Shipping grinds to a halt
Vessel traffic through the Strait of Hormuz fell by 70% late Saturday, according to MarineTraffic data, after US and Israeli forces launched strikes on Iran on February 28. More than 150 tankers have dropped anchor in Gulf waters rather than risk the passage.
At least four large oil tankers turned back before entering the strait. Greece told its fleet to stay away. Several major trading houses, including those arranging cargoes for Gulf producers, paused all shipments through the waterway.
The strait is only 33 kilometers wide, with usable shipping lanes narrowing to about 3 kilometers in each direction. Around 20 million barrels of oil pass through daily, roughly a fifth of global supply. About 84% of that crude heads to buyers in Asia.
Iran sends contradictory signals
Iran's Revolutionary Guard Corps broadcast VHF radio messages Saturday telling ships that passage was banned.
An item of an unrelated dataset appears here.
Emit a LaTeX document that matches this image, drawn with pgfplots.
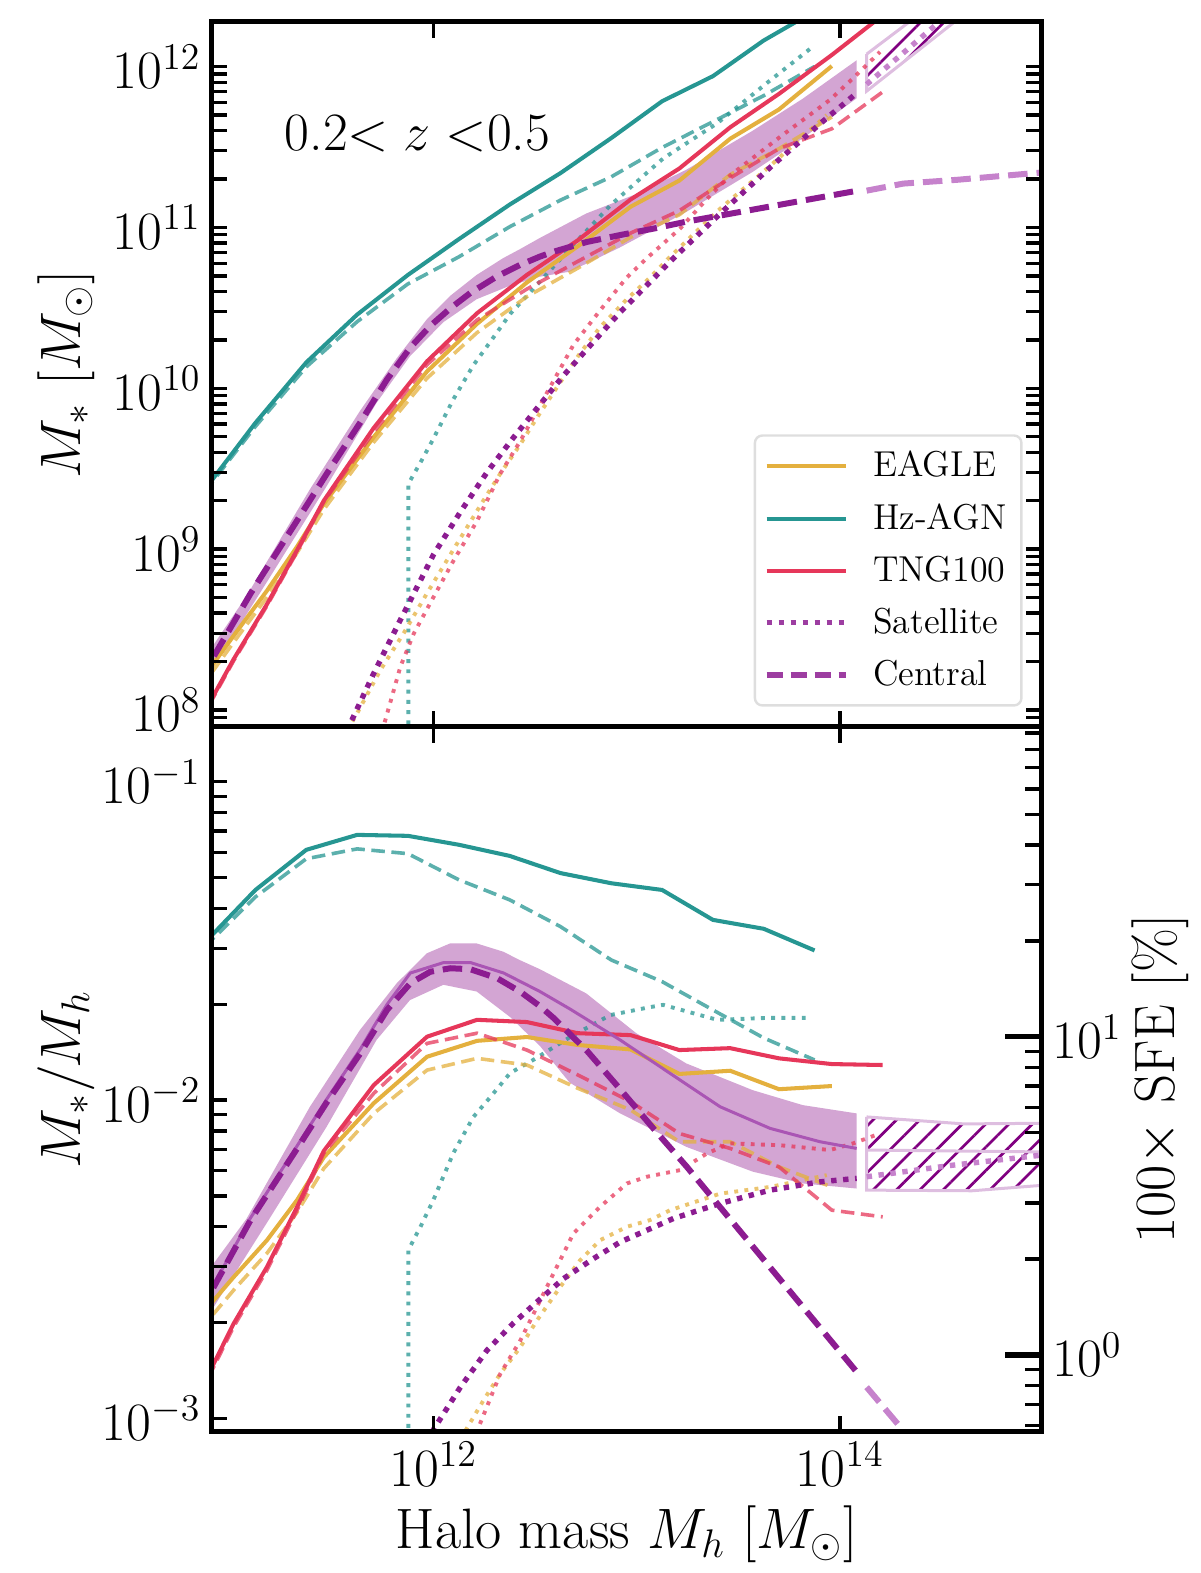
\RequirePackage{fix-cm}
\documentclass[border=0pt]{standalone}
\usepackage{pgfplots}
\usepackage{pgfplotstable}
\pgfplotsset{compat=1.18}
\usetikzlibrary{patterns.meta}

\definecolor{cEA}{RGB}{228,176,62}
\definecolor{cHZ}{RGB}{38,150,146}
\definecolor{cTN}{RGB}{230,55,90}
\definecolor{cPU}{RGB}{140,28,145}
\definecolor{cBand}{RGB}{211,165,211}
\definecolor{cMed}{RGB}{170,85,180}
\definecolor{cLight}{RGB}{198,130,204}
\definecolor{cHatchEdge}{RGB}{222,190,224}
\definecolor{cHatch}{RGB}{128,0,128}

% columns: L = log10 halo mass, r = log10 (M*/Mh)
\pgfplotstableread{
L r
10.875 -1.506
11.125 -1.340
11.375 -1.214
11.625 -1.167
11.875 -1.170
12.125 -1.198
12.375 -1.233
12.625 -1.287
12.875 -1.319
13.125 -1.340
13.375 -1.434
13.625 -1.462
13.875 -1.530
}\hzs
\pgfplotstableread{
L r
10.875 -1.519
11.125 -1.362
11.375 -1.242
11.625 -1.211
11.875 -1.226
12.125 -1.308
12.375 -1.371
12.625 -1.455
12.875 -1.560
13.125 -1.628
13.375 -1.717
13.625 -1.805
13.875 -1.874
}\hzd
\pgfplotstableread{
L r
11.877 -4.600
11.877 -2.472
11.902 -2.440
11.936 -2.399
12.000 -2.314
12.098 -2.167
12.197 -2.053
12.280 -1.991
12.378 -1.915
12.491 -1.874
12.673 -1.802
12.870 -1.733
13.066 -1.708
13.130 -1.701
13.396 -1.748
13.641 -1.742
13.862 -1.742
}\hzp
\pgfplotstableread{
L r
10.850 -2.681
10.920 -2.629
11.018 -2.556
11.182 -2.440
11.330 -2.314
11.461 -2.180
11.707 -2.010
11.969 -1.864
12.215 -1.814
12.460 -1.802
12.710 -1.827
12.970 -1.841
13.210 -1.918
13.460 -1.908
13.700 -1.966
13.960 -1.956
}\eas
\pgfplotstableread{
L r
10.850 -2.720
10.920 -2.671
11.018 -2.597
11.182 -2.481
11.330 -2.352
11.461 -2.215
11.707 -2.042
11.969 -1.906
12.215 -1.869
12.460 -1.890
12.710 -1.963
12.970 -2.031
13.210 -2.131
13.460 -2.131
13.700 -2.210
13.960 -2.273
}\ead
\pgfplotstableread{
L r
11.450 -3.850
11.625 -3.646
11.740 -3.491
11.854 -3.377
11.969 -3.243
12.100 -3.100
12.166 -3.030
12.247 -2.943
12.329 -2.860
12.428 -2.776
12.510 -2.692
12.624 -2.587
12.722 -2.503
12.821 -2.440
12.952 -2.398
13.066 -2.377
13.165 -2.346
13.410 -2.294
13.656 -2.273
13.935 -2.236
}\eap
\pgfplotstableread{
L r
10.850 -2.920
10.920 -2.828
11.018 -2.702
11.182 -2.524
11.330 -2.336
11.461 -2.160
11.707 -1.953
11.969 -1.801
12.215 -1.748
12.460 -1.755
12.710 -1.790
12.970 -1.796
13.210 -1.843
13.460 -1.837
13.700 -1.869
13.960 -1.887
14.210 -1.890
}\tns
\pgfplotstableread{
L r
10.850 -2.930
10.920 -2.838
11.018 -2.712
11.182 -2.534
11.330 -2.346
11.461 -2.167
11.707 -1.979
11.969 -1.822
12.215 -1.790
12.460 -1.843
12.710 -1.921
12.970 -2.005
13.210 -2.105
13.460 -2.152
13.700 -2.210
13.960 -2.346
14.210 -2.367
}\tnd
\pgfplotstableread{
L r
11.720 -3.980
11.764 -3.826
11.838 -3.569
11.903 -3.430
12.000 -3.300
12.100 -3.170
12.215 -3.040
12.329 -2.860
12.428 -2.755
12.591 -2.545
12.689 -2.419
12.821 -2.335
12.952 -2.262
13.050 -2.241
13.214 -2.220
13.345 -2.168
13.459 -2.136
13.705 -2.142
13.951 -2.157
14.065 -2.136
14.197 -2.105
}\tnp
\pgfplotstableread{
L r
10.850 -2.580
10.920 -2.513
11.082 -2.372
11.393 -2.021
11.639 -1.780
11.820 -1.633
11.968 -1.539
12.082 -1.508
12.213 -1.508
12.344 -1.534
12.424 -1.560
12.524 -1.589
12.752 -1.665
12.998 -1.790
13.244 -1.885
13.571 -1.969
13.817 -2.016
14.082 -2.042
14.082 -2.278
13.817 -2.262
13.571 -2.225
13.244 -2.147
12.916 -2.041
12.670 -1.945
12.524 -1.830
12.377 -1.739
12.213 -1.659
12.049 -1.638
11.885 -1.686
11.721 -1.811
11.475 -2.084
11.190 -2.377
10.920 -2.650
10.850 -2.720
}\band
\pgfplotstableread{
L r
14.131 -2.053
14.610 -2.075
14.992 -2.073
14.992 -2.268
14.650 -2.285
14.131 -2.283
14.131 -2.053
}\hatch
\pgfplotstableread{
L r
10.850 -2.660
10.920 -2.580
11.101 -2.370
11.314 -2.160
11.478 -1.995
11.641 -1.840
11.772 -1.700
11.887 -1.601
12.051 -1.568
12.182 -1.568
12.346 -1.601
12.524 -1.659
12.672 -1.714
12.918 -1.811
13.164 -1.916
13.410 -2.021
13.656 -2.089
13.902 -2.131
14.082 -2.152
}\med
\pgfplotstableread{
L r
14.131 -2.157
14.992 -2.163
}\medL
\pgfplotstableread{
L r
11.450 -3.920
11.592 -3.675
11.707 -3.479
11.838 -3.278
12.001 -3.035
12.133 -2.902
12.264 -2.786
12.395 -2.700
12.510 -2.634
12.640 -2.561
12.788 -2.498
12.919 -2.446
13.050 -2.409
13.181 -2.372
13.410 -2.325
13.656 -2.283
13.902 -2.257
14.082 -2.246
}\sat
\pgfplotstableread{
L r
14.131 -2.241
14.550 -2.205
14.992 -2.173
}\satL
\pgfplotstableread{
L r
10.850 -2.668
10.920 -2.587
11.101 -2.377
11.314 -2.168
11.478 -2.005
11.641 -1.853
11.772 -1.717
11.887 -1.633
11.985 -1.597
12.084 -1.586
12.182 -1.589
12.313 -1.617
12.428 -1.660
12.526 -1.706
12.591 -1.742
12.755 -1.845
12.919 -1.966
13.083 -2.090
13.247 -2.210
13.410 -2.336
13.750 -2.598
14.082 -2.854
}\cen
\pgfplotstableread{
L r
14.131 -2.902
14.311 -3.038
14.580 -3.283
14.992 -3.650
}\cenL

\tikzset{
  simS/.style={line width=1.35pt},
  simD/.style={line width=1.2pt, dash pattern=on 4.5pt off 2.2pt, opacity=0.75},
  simP/.style={line width=1.3pt, dash pattern=on 1.3pt off 2.1pt, opacity=0.75},
  cenS/.style={line width=2pt, dash pattern=on 6.5pt off 3pt},
  satS/.style={line width=1.8pt, dash pattern=on 1.8pt off 2.2pt},
}
\pgfplotsset{
  legend image code/.code={\draw[#1] (0pt,0pt) -- (26.5pt,0pt);},
}
\newcommand\FS{\fontsize{18}{21}\selectfont}
\newcommand\LS{\fontsize{19}{22}\selectfont}

% #1 = expression for log10 of the y value
\newcommand\allplots[1]{%
\addplot[forget plot, fill=cBand, draw=none] table[x expr={10^(\thisrow{L})}, y expr={10^(#1)}]{\band};
\addplot[forget plot, draw=cHatchEdge, line width=1pt, pattern={Lines[angle=45,distance=5.5pt,line width=0.9pt]}, pattern color=cHatch] table[x expr={10^(\thisrow{L})}, y expr={10^(#1)}]{\hatch};
\addplot[forget plot, cHZ, simS] table[x expr={10^(\thisrow{L})}, y expr={10^(#1)}]{\hzs};
\addplot[forget plot, cHZ, simD] table[x expr={10^(\thisrow{L})}, y expr={10^(#1)}]{\hzd};
\addplot[forget plot, cHZ, simP] table[x expr={10^(\thisrow{L})}, y expr={10^(#1)}]{\hzp};
\addplot[forget plot, cEA, simS] table[x expr={10^(\thisrow{L})}, y expr={10^(#1)}]{\eas};
\addplot[forget plot, cEA, simD] table[x expr={10^(\thisrow{L})}, y expr={10^(#1)}]{\ead};
\addplot[forget plot, cEA, simP] table[x expr={10^(\thisrow{L})}, y expr={10^(#1)}]{\eap};
\addplot[forget plot, cTN, simS] table[x expr={10^(\thisrow{L})}, y expr={10^(#1)}]{\tns};
\addplot[forget plot, cTN, simD] table[x expr={10^(\thisrow{L})}, y expr={10^(#1)}]{\tnd};
\addplot[forget plot, cTN, simP] table[x expr={10^(\thisrow{L})}, y expr={10^(#1)}]{\tnp};
}
\newcommand\modelplots[1]{%
\addplot[forget plot, cPU, satS] table[x expr={10^(\thisrow{L})}, y expr={10^(#1)}]{\sat};
\addplot[forget plot, cLight, satS] table[x expr={10^(\thisrow{L})}, y expr={10^(#1)}]{\satL};
\addplot[forget plot, cPU, cenS] table[x expr={10^(\thisrow{L})}, y expr={10^(#1)}]{\cen};
\addplot[forget plot, cLight, cenS] table[x expr={10^(\thisrow{L})}, y expr={10^(#1)}]{\cenL};
}

\begin{document}
\begin{tikzpicture}
\useasboundingbox (0,0) rectangle (400pt,524.33pt);

% ---------------- top panel ----------------
\begin{axis}[
  xmode=log, ymode=log, scale only axis,
  width=276.73pt, height=235pt,
  at={(70.5pt,282.1pt)}, anchor=south west,
  xmin=8.11e10, xmax=9.82e14,
  ymin=7.87e7, ymax=1.905e12,
  axis on top,
  axis line style={line width=1.8pt},
  xtick={1e12,1e14}, xminorticks=false,
  major tick length=5.3pt, minor tick length=5.2pt,
  every major tick/.append style={line width=1.1pt, black},
  every minor tick/.append style={line width=1.1pt, black},
  tick label style={font=\FS},
  every axis y label/.style={at={(axis description cs:-0.175,0.5)}, rotate=90, anchor=center, font=\LS},
  ytick pos=both, yticklabel pos=left,
  xtick pos=both, xticklabel=\empty,
  ylabel={$M_*$ [$M_\odot$]},
  legend style={at={(0.977,0.0284)}, anchor=south east,
    font=\fontsize{12}{14}\selectfont, draw=black!13, line width=0.8pt,
    rounded corners=2.5pt, fill=white, inner xsep=3pt, inner ysep=3.2pt,
    row sep=3.4pt, /tikz/every odd column/.append style={column sep=6pt}},
  legend cell align=left,
]
\allplots{\thisrow{L}+\thisrow{r}}
\modelplots{\thisrow{L}+\thisrow{r}}
\node[font=\FS] at (axis description cs:0.248,0.842) {0.2$<z<$0.5};
\addlegendimage{cEA, line width=1.35pt}\addlegendentry{EAGLE}
\addlegendimage{cHZ, line width=1.35pt}\addlegendentry{Hz-AGN}
\addlegendimage{cTN, line width=1.35pt}\addlegendentry{TNG100}
\addlegendimage{cPU, opacity=0.85, line width=1.6pt, dash pattern=on 1.6pt off 2.4pt}\addlegendentry{Satellite}
\addlegendimage{cPU, opacity=0.85, line width=1.9pt, dash pattern=on 5.5pt off 2.5pt}\addlegendentry{Central}
\end{axis}

% ---------------- bottom panel ----------------
\begin{axis}[
  xmode=log, ymode=log, scale only axis,
  width=276.73pt, height=235pt,
  at={(70.5pt,47.1pt)}, anchor=south west,
  xmin=8.11e10, xmax=9.82e14,
  ymin=9.08e-4, ymax=0.1489,
  axis on top,
  axis line style={line width=1.8pt},
  xtick={1e12,1e14}, xminorticks=false,
  major tick length=5.3pt, minor tick length=5.2pt,
  every major tick/.append style={line width=1.1pt, black},
  every minor tick/.append style={line width=1.1pt, black},
  tick label style={font=\FS},
  every axis y label/.style={at={(axis description cs:-0.175,0.5)}, rotate=90, anchor=center, font=\LS},
  every axis x label/.style={at={(axis description cs:0.5,-0.146)}, anchor=center, font=\LS},
  ytick pos=left,
  xtick pos=both, xticklabel pos=bottom,
  ylabel={$M_*/M_h$},
  xlabel={Halo mass $M_h$ [$M_\odot$]},
]
\allplots{\thisrow{r}}
\addplot[forget plot, cMed, line width=1pt] table[x expr={10^(\thisrow{L})}, y expr={10^(\thisrow{r})}]{\med};
\addplot[forget plot, cHatchEdge, line width=1pt] table[x expr={10^(\thisrow{L})}, y expr={10^(\thisrow{r})}]{\medL};
\modelplots{\thisrow{r}}
\end{axis}

% ---------------- SFE axis ----------------
\begin{axis}[
  ymode=log, scale only axis,
  width=276.73pt, height=235pt,
  at={(70.5pt,47.1pt)}, anchor=south west,
  xmin=0, xmax=1,
  ymin=0.574, ymax=94.2,
  axis x line=none, axis y line*=right,
  axis line style={line width=1.8pt},
  yticklabel pos=right,
  major tick length=12.3pt, minor tick length=5.5pt,
  every major tick/.append style={line width=1.8pt, black},
  every minor tick/.append style={line width=1.1pt, black},
  tick label style={font=\FS},
  every axis y label/.style={at={(axis description cs:1.1425,0.5)}, rotate=90, anchor=center, font=\LS},
  ylabel={100$\times$ SFE [\%]},
]
\addplot[draw=none, forget plot] coordinates {(0.2,1) (0.8,2)};
\end{axis}
\end{tikzpicture}
\end{document}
But hours later, Mohsen Rezai, secretary of Iran's Expediency Council and a former IRGC commander, announced the strait remains open "until further notice."
The mixed messaging has done little to reassure tanker operators. Two vessels were attacked near the chokepoint over the weekend, according to Oman's coast guard, and reports of Iranian navy patrols have kept insurers on edge.
What a prolonged closure would mean
OPEC+ approved a 206,000 barrel-per-day output increase for April just hours after the strikes began. But extra barrels mean nothing if they cannot reach open water.
Jorge León at Rystad Energy put it bluntly: markets care far more about whether barrels can physically move than about spare capacity on paper. A sustained blockage would strand exports from Saudi Arabia, Iraq, Kuwait, the UAE, Qatar, and Iran itself.
Brent crude traded at $78.88 per barrel and WTI at $72.21 early Sunday, both up sharply from Friday's close. Analysts warn prices could gap higher still if traffic does not resume within days.